Spending time in the wilderness always resets my life a bit. It’s not always relaxing but I usually come away with either a clearer understanding of something or experience something brand new. Last Thursday morning was a combination of both.
Thursday Morning with Caleb
I was having my early morning quiet time while sitting on the bank of the Metolious River; Caleb, our ten year old son, was with me. I was busily praying and journaling when I noticed him tossing pine cones into the water. Their buoyancy fascinated him as did the quickness of them being carried away by the current. In no time, he was gathering armfuls of them, throwing them in at the same time and then following them by running down the bank as they floated away. Watching him I wrote in my journal:
“Caleb is playing a pine cone fleet game. He tosses them into the water and watches them ‘race’ through the channel and through a vegetation tunnel and out the other side if they don’t get stuck.”
He was having great fun just collecting, tossing, racing and watching pine cones flowing away in the river. I marveled at the simplicity of it. As most American kids his age, he has a computer with some appropriate games on it, he has a Wii U loaded with Lego City Undercover and we recently got him a smart phone (the Weather.com app is his favorite). So the kid is definitely “gadgetized,” but on this Thursday morning he was unplugged and loving every second of it.
I was struck by the simplicity of his game. It wasn’t complex, the parts were easy to find and already assembled, and there was only one rule: which ever pine cone got to the finish line first, won! Simple, basic and fun.
His simple pine cone game got me thinking about faith, especially faith in Christ. How easy it is to complicate it, losing sight of the basic elements of our faith. We over-complicate God’s grace and mercy and certainly over-complicate salvation. We lose sight of the significance of the resurrection and of the ascension. It reminds of 2 Corinthians 11:3:
But I am afraid that, even as the serpent beguiled Eve by his cunning, your minds may be corrupted and led away from the simplicity of [your sincere and] pure devotion to Christ. Amplified Bible (AMP)

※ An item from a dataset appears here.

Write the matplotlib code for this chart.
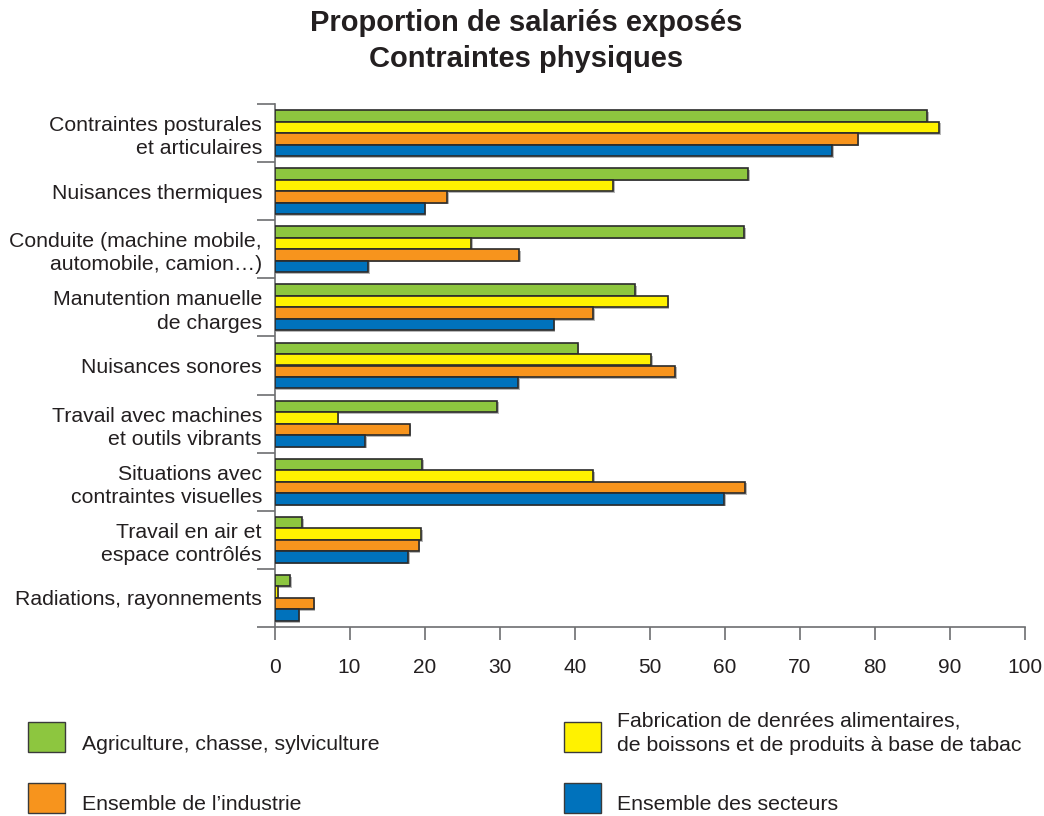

While I greatly enjoy deep theological discussions and writings, I can’t let the seriousness of such discussions distract me from the simple truths. Truths such as it is “by grace you have been saved through faith, and that not of yourselves; it is the gift of God, not of works, lest anyone should boast” (Ephesians 2:9), and that “in Him we live and move and have our being: (Acts 17:28), or the biggie that Paul and Silas expressed to the Philippian jailer: “Believe on the Lord Jesus Christ, and you will be saved” (Acts 16:31).
These are simple, yet profound truths. They are the pine cones in the current of our lives. And the one “rule” to this is faith. There are no set of complexities we must accomplish first and we don’t have to assemble it because it is fully assembled in Christ. We just need faith; yes, even the faith of a child (Matthew 18:1-5 and Mark 10:14-15).